Current gas tax levels aren’t what I’m advocating for here, but in the last 3 years we’ve the collapse of the most of the Detriot auto industry because they failed to anticipate demand for shrinking car sizes. Most SUVs have become Crossovers (which are a huge step in the right direction), Ford is rolling out the Fiesta, Chevy the Spark and Chrysler is bringing out the Fiat 500. All these are signs that the market is now trending downwards into smaller cars.
The EV point is also a wild fantasy. The US wants wants 15% of SOVs to be electric by 2020; pessimists say that 5% marketshare is more likely. I’d say anything to discourage oil consumption is probably a good thing in this case, even if it means giving a small portion of users a tax exemption for a decade or two.
I say follow the KISS rule.
Alex MacKinnon
February 24, 2011 at 6:16 am
I forgot to also mention regarding speed, that really nothing gets people to drive the speed limit unless you change the road geometry. It’s pretty hard to change this even if you make people think they’re going to get caught, like the UK has done with speed cameras.

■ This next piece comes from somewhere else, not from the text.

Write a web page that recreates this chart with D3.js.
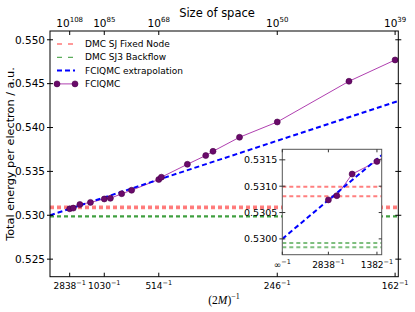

I also don’t think speed nannying should be justified by transit budget shortfalls.
Alex MacKinnon
February 24, 2011 at 6:23 am
This would be the best way to pay for transportation infrastructure: Land Value Capture for Infrastructure
http://www.earthsharing.org.au/2010/08/18/land-value-capture-for-infrastructure/
Jeff Dean
February 24, 2011 at 4:50 pm
[…] but because the traffic through their tunnel was less than expected. This is in contrast to the Golden Ears story, where Translink failed to transfer the revenue risk, and is now on the hook for the shortfall in […]

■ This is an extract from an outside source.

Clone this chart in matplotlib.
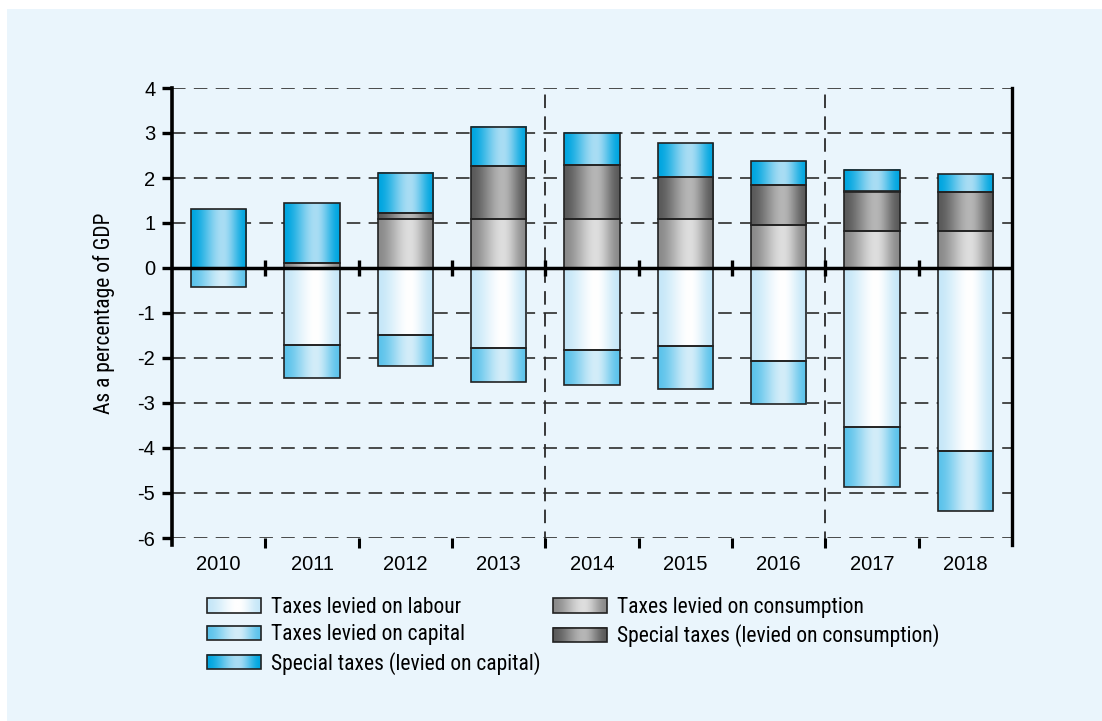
import numpy as np
import matplotlib
matplotlib.use("Agg")
import matplotlib.pyplot as plt
from matplotlib import font_manager
from matplotlib.patches import Rectangle
from matplotlib.legend_handler import HandlerBase
from matplotlib.image import BboxImage
from matplotlib.transforms import Bbox, TransformedBbox
from matplotlib.colors import to_rgb

# ---- data (percentage of GDP) ----
years = ["2010", "2011", "2012", "2013", "2014", "2015", "2016", "2017", "2018"]
labour = [0.0, -1.71, -1.48, -1.77, -1.82, -1.73, -2.06, -3.54, -4.07]
capital = [-0.43, -0.73, -0.70, -0.77, -0.78, -0.95, -0.97, -1.32, -1.34]
consumption = [0.0, 0.12, 1.09, 1.09, 1.09, 1.09, 0.96, 0.83, 0.83]
special_consumption = [0.0, 0.0, 0.14, 1.17, 1.19, 0.94, 0.89, 0.87, 0.85]
special_capital = [1.30, 1.33, 0.89, 0.87, 0.73, 0.74, 0.52, 0.47, 0.40]

labels = {
    "labour": "Taxes levied on labour",
    "capital": "Taxes levied on capital",
    "special_capital": "Special taxes (levied on capital)",
    "consumption": "Taxes levied on consumption",
    "special_consumption": "Special taxes (levied on consumption)",
}

# edge colour, centre colour of the horizontal shading of each series
shades = {
    "labour": ("#c6e7f8", "#ffffff"),
    "capital": ("#5cc3eb", "#d3edf9"),
    "special_capital": ("#00a6e0", "#a9ddf4"),
    "consumption": ("#8a8a8a", "#dedede"),
    "special_consumption": ("#5a5a5a", "#b6b6b6"),
}

PANEL = "#eaf5fc"
EDGE = "#222222"
REGULAR = ["Liberation Sans", "DejaVu Sans"]

# a condensed face for legend and axis title, if one is installed
installed = {f.name for f in font_manager.fontManager.ttflist}
condensed = [n for n in ("Roboto Condensed", "Liberation Sans Narrow",
                         "Open Sans Condensed", "DejaVu Sans Condensed")
             if n in installed]
if condensed:
    NARROW = [condensed[0], "Liberation Sans"]
    narrow_size = 15.5
else:
    NARROW = REGULAR
    narrow_size = 14


def gradient(edge, centre, n=256, peak=0.57):
    t = np.linspace(0, 1, n)
    w = np.where(t < peak, t / peak, (1 - t) / (1 - peak))
    w = w * w * (3 - 2 * w)
    e = np.array(to_rgb(edge))
    c = np.array(to_rgb(centre))
    row = e[None, :] + (c - e)[None, :] * w[:, None]
    return row[None, :, :]


fig = plt.figure(figsize=(11.02, 7.21), dpi=100)
fig.patch.set_facecolor("white")
fig.patches.append(Rectangle((7 / 1102, 0), 1 - 7 / 1102, 1 - 9 / 721,
                             transform=fig.transFigure, facecolor=PANEL,
                             edgecolor="none", zorder=-10))

ax = fig.add_axes([172 / 1102, 1 - 538 / 721, 840 / 1102, 450 / 721])
ax.set_facecolor(PANEL)

x = np.arange(len(years))
width = 0.59

labour_a = np.array(labour)
capital_a = np.array(capital)
cons_a = np.array(consumption)
scons_a = np.array(special_consumption)
scap_a = np.array(special_capital)

segments = [
    ("labour", labour_a, np.zeros_like(labour_a)),
    ("capital", capital_a, labour_a),
    ("consumption", cons_a, np.zeros_like(cons_a)),
    ("special_consumption", scons_a, cons_a),
    ("special_capital", scap_a, cons_a + scons_a),
]

for key, h, b in segments:
    bars = ax.bar(x, h, bottom=b, width=width, facecolor="none",
                  edgecolor=EDGE, linewidth=1.2, zorder=4)
    grad = gradient(*shades[key])
    for patch, val in zip(bars.patches, h):
        if val == 0:
            patch.set_visible(False)
            continue
        x0, y0 = patch.get_x(), patch.get_y()
        w, hh = patch.get_width(), patch.get_height()
        ax.imshow(grad, extent=[x0, x0 + w, min(y0, y0 + hh), max(y0, y0 + hh)],
                  aspect="auto", interpolation="bilinear", zorder=3)

# grid lines
for yv in [-6, -5, -4, -3, -2, -1, 1, 2, 3, 4]:
    ax.axhline(yv, color="#3c3c3c", linewidth=1.3, dashes=(7.5, 4.6), zorder=1)
for xv in [3.5, 6.5]:
    ax.plot([xv, xv], [-6.15, 4], color="#2a2a2a", linewidth=1.3,
            dashes=(7.5, 4.6), zorder=1, clip_on=False)

# zero line with short crossing ticks at the year boundaries
ax.axhline(0, color="black", linewidth=2.5, zorder=5)
bounds = np.arange(0.5, len(years) - 0.5, 1)
ax.plot(bounds, np.zeros_like(bounds), linestyle="none", marker="|",
        markersize=11, markeredgewidth=2.4, color="black", zorder=5)

ax.set_xlim(-0.5, 8.5)
ax.set_ylim(-6, 4)

for s in ("top", "bottom"):
    ax.spines[s].set_visible(False)
ax.spines["left"].set_linewidth(2.6)
ax.spines["right"].set_linewidth(2.4)
for s in ("left", "right"):
    ax.spines[s].set_bounds(-6.15, 4)

ax.set_yticks(np.arange(-6, 5, 1))
ax.set_yticklabels([str(v) for v in range(-6, 5)], family=REGULAR, fontsize=14.5)
ax.tick_params(axis="y", direction="out", length=7, width=2.4, pad=5,
               colors="black")

ax.set_xticks(x)
ax.set_xticklabels(years, family=REGULAR, fontsize=14.5)
ax.set_xticks(bounds, minor=True)
ax.tick_params(axis="x", which="major", length=0, pad=12)
ax.tick_params(axis="x", which="minor", bottom=True, top=False, length=7,
               width=2.2, direction="out")

ax.set_ylabel("As a percentage of GDP", family=NARROW, fontsize=narrow_size,
              labelpad=16)


class GradientHandler(HandlerBase):
    def __init__(self, key):
        super().__init__()
        self.key = key

    def create_artists(self, legend, orig_handle, xdescent, ydescent,
                       width, height, fontsize, trans):
        bb = TransformedBbox(Bbox.from_bounds(-xdescent, -ydescent, width, height), trans)
        img = BboxImage(bb, interpolation="bilinear")
        img.set_data(gradient(*shades[self.key]))
        rect = Rectangle((-xdescent, -ydescent), width, height, facecolor="none",
                         edgecolor=EDGE, linewidth=1.2, transform=trans)
        return [img, rect]


order = ["labour", "capital", "special_capital", "consumption", "special_consumption"]
handles = [Rectangle((0, 0), 1, 1) for _ in order]
fs_px = narrow_size / 72 * 100
leg = fig.legend(handles, [labels[k] for k in order],
                 handler_map={h: GradientHandler(k) for h, k in zip(handles, order)},
                 loc="upper left", bbox_to_anchor=(207 / 1102, 1 - 597 / 721),
                 ncol=2, frameon=False, borderpad=0, borderaxespad=0,
                 handlelength=54 / fs_px, handleheight=14 / fs_px,
                 handletextpad=10 / fs_px, columnspacing=12 / fs_px,
                 labelspacing=0.3,
                 prop={"family": NARROW, "size": narrow_size})

fig.savefig("out.png", dpi=100, facecolor=fig.get_facecolor())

How they got it so wrong « Stephen Rees's blog
February 25, 2011 at 12:13 pm
A very informative link, Jeff.
What I like about land value capture is that it takes some of the financial burden off the taxpayer without resorting to a P3, which ends up costing users more in the long run.
Without, for example, a public transit “stimulus package” the private land value would not have occurred. Therefore, it stands the test of reason that a portion of the land lift be taken by the public agency, just as a private developer would do to maintain profits.
Moreover, in the link the revenue is stretched over a period of time and protects the majority of the land lift benefit to the private land owner. It also helps keep the transit fares lower.
The difference in Hong Kong is that MRTC owns the land and / or development rights adjacent to stations. While the return on the investment is very high funds a very efficient subway network with little public help, I don’t believe we’re ready for the densities and developer fallout here with that model. Therein I think only a portion of the land lift value should be taken by the public transit agency in any funding model used here.
MB
March 1, 2011 at 1:12 pm
You can expect road pricing to go over like a lead balloon to the public. Even the soon to be NDP government wouldn’t be foolish enough to stick their necks out and push for that kind of idea.
Much like most growth in the region should it occur will be south of the fraser – regardless of who is in office.